The state of Maryland will kick in another $125,000 for rigging work on her spars, yards and topmasts. Rowsom said the main yard, 85 feet long and two feet in diameter, is a candidate for replacement once experts thoroughly inspect the drydocked ship.
Living Classrooms Foundation, which operates the Historic Ships program, will use more than $1 million in private funds for the additional maintenance.
Before it was decommissioned in 1955 and returned to Baltimore, the Constellation was the last all-sail vessel in the U.S. Navy. After decades of protecting U.S. vessels from brigands and hostile warships around the world, the Constellation was used to train Naval Academy midshipmen before being moved to Newport, R.I., as a training ship.

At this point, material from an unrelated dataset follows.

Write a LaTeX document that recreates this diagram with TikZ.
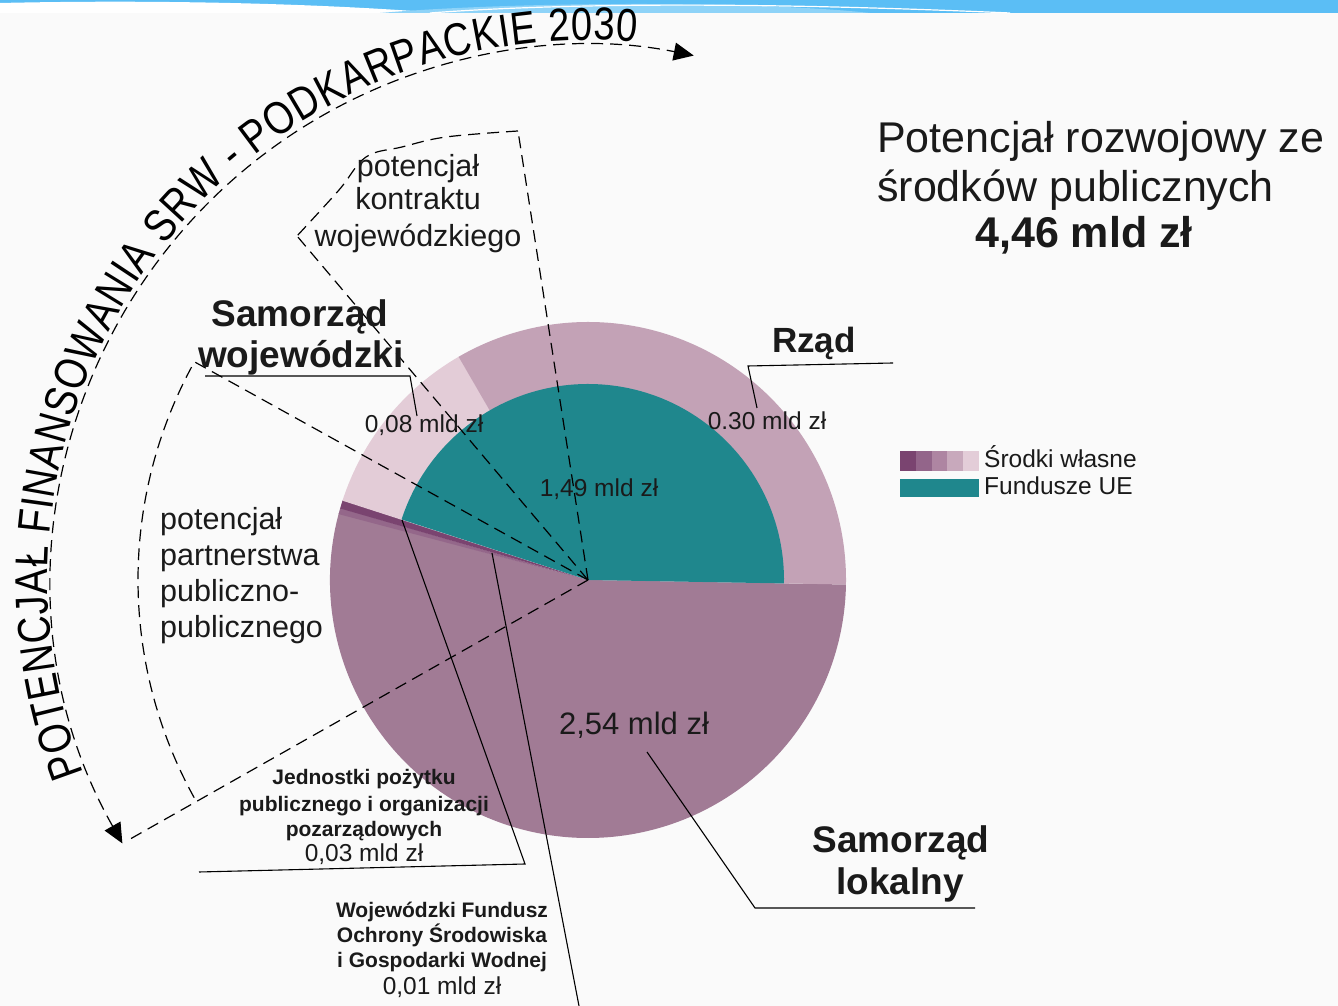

Pieces of the Original Frigate?
Technically known as a sloop-of-war or corvette, the gunboat’s provenance has been a matter of controversy.
Some historians trace back its design back to the first USS Constellation, launched from the Sterrett Shipyard at Canton’s Harris Creek on September 7, 1797 – the first of six frigates put to sea under the Naval Act of 1794. Others says there is no connection.
Rowsom leans toward the former group, noting in an interview that the first Constellation was disassembled at the Gosport Navy Yard in Portsmouth, Va., where the current ship was constructed.
“There are eight pieces of the original Constellation in this ship, according to a newspaper account of the 1854 launching,” Rowsom said. “We don’t know where they are, most likely in the framing sections of the ship.”
The Constellation is scheduled to return to the Inner Harbor on February 20, 2015, and resume its place as a floating museum and national historic landmark at Pier 1 in the Inner Harbor.